- _Task directions_
Reproduce nothing but the lines from the start of the material through the line that includes "const panelLabels = ['a).', 'b).', 'c).'];", both ends included, and omit every picture.
┄┄┄┄┄┄┄┄┄┄
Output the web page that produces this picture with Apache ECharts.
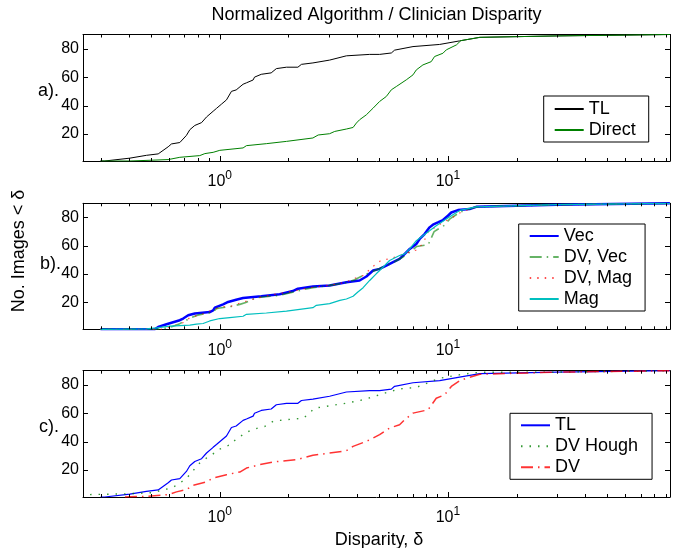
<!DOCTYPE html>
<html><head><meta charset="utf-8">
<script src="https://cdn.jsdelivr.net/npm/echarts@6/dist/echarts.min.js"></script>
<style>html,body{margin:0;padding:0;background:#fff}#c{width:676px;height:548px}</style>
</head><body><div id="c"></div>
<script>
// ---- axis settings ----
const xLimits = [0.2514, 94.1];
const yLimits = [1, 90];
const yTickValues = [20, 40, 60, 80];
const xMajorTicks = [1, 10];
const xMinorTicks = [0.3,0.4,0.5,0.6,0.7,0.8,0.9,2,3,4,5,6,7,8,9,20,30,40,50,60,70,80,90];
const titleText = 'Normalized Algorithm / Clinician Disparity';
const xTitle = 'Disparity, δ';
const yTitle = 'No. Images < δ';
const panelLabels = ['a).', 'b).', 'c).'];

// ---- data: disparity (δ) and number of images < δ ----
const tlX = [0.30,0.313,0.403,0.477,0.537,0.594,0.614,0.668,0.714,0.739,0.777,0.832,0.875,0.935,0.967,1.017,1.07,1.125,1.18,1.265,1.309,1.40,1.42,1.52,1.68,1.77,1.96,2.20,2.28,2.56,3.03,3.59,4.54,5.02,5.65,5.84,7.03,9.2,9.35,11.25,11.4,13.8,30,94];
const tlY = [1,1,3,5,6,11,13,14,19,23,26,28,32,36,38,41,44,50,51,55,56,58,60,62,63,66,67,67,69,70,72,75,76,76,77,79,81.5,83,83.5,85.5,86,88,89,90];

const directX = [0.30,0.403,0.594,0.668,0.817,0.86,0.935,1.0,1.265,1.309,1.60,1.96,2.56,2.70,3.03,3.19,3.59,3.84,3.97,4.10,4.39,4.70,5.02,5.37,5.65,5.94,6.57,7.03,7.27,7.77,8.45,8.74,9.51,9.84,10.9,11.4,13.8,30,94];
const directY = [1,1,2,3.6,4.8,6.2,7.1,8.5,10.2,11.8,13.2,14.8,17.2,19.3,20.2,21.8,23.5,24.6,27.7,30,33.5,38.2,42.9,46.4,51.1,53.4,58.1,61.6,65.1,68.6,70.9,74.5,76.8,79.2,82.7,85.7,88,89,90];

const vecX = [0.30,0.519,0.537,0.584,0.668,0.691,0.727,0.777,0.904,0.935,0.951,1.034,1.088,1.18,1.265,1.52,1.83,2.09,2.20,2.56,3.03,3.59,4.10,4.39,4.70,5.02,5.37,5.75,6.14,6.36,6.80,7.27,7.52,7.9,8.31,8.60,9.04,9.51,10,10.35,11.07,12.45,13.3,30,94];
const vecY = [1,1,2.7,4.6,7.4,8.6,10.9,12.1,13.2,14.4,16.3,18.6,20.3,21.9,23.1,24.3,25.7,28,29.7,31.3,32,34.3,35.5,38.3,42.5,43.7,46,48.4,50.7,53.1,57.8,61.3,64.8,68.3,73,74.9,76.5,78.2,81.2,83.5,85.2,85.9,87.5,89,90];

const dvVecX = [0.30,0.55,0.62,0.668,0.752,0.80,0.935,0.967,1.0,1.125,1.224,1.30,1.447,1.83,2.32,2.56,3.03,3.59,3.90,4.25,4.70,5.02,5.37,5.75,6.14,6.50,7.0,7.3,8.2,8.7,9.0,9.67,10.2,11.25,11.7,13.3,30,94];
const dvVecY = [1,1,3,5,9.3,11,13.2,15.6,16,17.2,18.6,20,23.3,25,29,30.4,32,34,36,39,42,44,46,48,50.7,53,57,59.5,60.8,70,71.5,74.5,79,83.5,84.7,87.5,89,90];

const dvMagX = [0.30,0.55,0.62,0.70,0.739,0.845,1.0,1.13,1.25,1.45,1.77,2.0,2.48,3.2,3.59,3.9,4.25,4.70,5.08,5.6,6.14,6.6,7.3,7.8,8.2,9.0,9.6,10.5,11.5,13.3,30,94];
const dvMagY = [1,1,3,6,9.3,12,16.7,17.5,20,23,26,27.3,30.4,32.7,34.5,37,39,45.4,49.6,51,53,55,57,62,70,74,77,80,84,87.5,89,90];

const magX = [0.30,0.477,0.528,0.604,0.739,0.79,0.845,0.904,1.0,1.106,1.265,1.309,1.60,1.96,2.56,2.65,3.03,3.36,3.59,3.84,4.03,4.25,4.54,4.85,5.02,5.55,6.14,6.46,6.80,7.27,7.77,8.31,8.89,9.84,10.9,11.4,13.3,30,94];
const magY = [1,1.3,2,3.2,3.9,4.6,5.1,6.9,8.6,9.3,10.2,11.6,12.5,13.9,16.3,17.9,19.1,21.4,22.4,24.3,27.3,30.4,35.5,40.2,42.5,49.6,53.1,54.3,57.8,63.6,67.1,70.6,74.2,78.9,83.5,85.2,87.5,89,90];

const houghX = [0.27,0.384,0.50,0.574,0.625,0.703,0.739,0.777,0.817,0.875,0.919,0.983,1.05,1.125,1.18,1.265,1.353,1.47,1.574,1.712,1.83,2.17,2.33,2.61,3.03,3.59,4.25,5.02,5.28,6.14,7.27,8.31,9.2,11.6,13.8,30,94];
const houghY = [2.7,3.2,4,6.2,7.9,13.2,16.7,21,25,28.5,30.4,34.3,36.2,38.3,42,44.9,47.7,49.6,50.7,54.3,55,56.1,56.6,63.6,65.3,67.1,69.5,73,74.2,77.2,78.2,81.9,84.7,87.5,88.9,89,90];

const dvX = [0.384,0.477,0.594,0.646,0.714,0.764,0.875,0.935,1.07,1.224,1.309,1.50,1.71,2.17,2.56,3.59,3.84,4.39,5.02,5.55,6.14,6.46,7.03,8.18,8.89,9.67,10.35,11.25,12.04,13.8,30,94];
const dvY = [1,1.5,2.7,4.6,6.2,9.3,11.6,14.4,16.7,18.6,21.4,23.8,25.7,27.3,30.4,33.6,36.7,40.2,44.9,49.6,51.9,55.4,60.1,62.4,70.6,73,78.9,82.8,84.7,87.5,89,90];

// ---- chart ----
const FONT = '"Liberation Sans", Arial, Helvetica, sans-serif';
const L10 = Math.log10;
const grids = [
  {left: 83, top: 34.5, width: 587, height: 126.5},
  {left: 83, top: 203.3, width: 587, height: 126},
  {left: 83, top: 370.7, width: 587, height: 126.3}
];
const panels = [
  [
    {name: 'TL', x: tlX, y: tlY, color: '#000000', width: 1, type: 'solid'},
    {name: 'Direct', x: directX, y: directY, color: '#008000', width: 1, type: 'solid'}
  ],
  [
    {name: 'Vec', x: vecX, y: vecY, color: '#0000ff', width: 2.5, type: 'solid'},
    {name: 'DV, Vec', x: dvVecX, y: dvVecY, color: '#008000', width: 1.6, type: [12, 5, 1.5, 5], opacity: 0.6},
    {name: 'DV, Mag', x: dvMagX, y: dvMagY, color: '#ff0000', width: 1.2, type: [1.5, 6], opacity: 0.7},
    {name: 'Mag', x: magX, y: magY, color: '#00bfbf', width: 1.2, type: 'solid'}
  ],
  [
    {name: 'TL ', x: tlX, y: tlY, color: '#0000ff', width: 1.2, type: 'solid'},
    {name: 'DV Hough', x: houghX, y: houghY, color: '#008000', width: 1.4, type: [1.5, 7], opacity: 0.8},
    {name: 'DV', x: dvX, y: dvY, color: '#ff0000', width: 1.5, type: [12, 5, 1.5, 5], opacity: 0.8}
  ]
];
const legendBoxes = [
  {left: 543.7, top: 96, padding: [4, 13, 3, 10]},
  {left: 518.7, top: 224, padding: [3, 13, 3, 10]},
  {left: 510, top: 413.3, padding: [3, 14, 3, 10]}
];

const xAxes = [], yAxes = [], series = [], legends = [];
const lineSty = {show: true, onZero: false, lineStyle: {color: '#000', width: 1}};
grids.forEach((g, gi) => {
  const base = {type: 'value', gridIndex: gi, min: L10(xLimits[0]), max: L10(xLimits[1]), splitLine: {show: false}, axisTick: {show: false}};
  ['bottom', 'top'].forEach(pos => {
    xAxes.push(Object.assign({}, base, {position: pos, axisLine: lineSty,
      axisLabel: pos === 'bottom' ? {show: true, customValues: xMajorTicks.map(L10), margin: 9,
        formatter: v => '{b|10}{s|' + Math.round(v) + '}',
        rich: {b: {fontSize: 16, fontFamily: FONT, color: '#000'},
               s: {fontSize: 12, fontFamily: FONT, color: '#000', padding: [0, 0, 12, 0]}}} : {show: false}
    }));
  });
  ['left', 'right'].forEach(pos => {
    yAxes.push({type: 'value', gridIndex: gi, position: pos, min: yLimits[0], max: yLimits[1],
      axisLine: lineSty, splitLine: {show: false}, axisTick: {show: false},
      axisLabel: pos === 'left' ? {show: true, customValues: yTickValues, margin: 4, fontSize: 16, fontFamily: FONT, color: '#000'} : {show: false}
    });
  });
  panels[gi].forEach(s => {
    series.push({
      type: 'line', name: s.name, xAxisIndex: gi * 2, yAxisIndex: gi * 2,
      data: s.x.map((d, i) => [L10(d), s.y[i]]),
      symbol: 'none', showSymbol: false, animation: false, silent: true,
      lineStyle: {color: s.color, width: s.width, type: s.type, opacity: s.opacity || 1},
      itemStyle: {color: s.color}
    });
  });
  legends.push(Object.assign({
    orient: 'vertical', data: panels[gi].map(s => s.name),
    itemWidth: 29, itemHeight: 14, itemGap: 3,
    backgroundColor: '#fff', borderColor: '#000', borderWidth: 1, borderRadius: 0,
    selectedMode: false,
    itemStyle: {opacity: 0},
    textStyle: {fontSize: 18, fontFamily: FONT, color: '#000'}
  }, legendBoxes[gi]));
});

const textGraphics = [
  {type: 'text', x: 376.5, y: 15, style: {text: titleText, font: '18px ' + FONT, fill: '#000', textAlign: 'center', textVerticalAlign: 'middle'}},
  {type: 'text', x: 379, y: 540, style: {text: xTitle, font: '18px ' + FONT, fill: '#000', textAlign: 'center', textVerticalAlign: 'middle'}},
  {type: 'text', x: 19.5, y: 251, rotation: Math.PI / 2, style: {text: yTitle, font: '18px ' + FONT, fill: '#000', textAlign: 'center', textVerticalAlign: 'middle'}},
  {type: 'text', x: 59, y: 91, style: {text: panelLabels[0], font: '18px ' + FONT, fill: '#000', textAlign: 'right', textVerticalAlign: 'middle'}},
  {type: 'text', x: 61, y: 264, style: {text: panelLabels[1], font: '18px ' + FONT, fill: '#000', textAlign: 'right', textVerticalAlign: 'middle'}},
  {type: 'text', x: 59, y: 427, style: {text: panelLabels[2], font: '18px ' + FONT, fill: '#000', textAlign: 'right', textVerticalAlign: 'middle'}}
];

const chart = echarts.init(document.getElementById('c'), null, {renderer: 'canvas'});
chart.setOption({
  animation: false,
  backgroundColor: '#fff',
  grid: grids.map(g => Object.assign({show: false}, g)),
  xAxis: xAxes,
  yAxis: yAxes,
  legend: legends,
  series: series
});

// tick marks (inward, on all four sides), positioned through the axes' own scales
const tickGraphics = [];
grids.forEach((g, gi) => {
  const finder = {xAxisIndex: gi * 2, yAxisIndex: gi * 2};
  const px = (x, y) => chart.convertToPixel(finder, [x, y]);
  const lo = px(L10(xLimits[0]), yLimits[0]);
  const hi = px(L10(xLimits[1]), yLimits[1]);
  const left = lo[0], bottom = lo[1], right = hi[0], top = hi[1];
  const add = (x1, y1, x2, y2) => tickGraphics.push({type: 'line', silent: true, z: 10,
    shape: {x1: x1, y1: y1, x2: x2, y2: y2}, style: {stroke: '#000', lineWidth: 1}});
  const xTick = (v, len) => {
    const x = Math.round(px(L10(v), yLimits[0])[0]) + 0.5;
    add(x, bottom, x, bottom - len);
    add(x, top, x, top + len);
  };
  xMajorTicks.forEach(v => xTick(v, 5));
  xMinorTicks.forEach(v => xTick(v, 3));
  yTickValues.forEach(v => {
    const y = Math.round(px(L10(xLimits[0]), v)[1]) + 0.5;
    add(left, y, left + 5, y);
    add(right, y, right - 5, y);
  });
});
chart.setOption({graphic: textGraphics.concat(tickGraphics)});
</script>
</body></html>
┄┄┄┄┄┄┄┄┄┄
- _Output_
Output the web page that produces this picture with Apache ECharts.
<!DOCTYPE html>
<html><head><meta charset="utf-8">
<script src="https://cdn.jsdelivr.net/npm/echarts@6/dist/echarts.min.js"></script>
<style>html,body{margin:0;padding:0;background:#fff}#c{width:676px;height:548px}</style>
</head><body><div id="c"></div>
<script>
// ---- axis settings ----
const xLimits = [0.2514, 94.1];
const yLimits = [1, 90];
const yTickValues = [20, 40, 60, 80];
const xMajorTicks = [1, 10];
const xMinorTicks = [0.3,0.4,0.5,0.6,0.7,0.8,0.9,2,3,4,5,6,7,8,9,20,30,40,50,60,70,80,90];
const titleText = 'Normalized Algorithm / Clinician Disparity';
const xTitle = 'Disparity, δ';
const yTitle = 'No. Images < δ';
const panelLabels = ['a).', 'b).', 'c).'];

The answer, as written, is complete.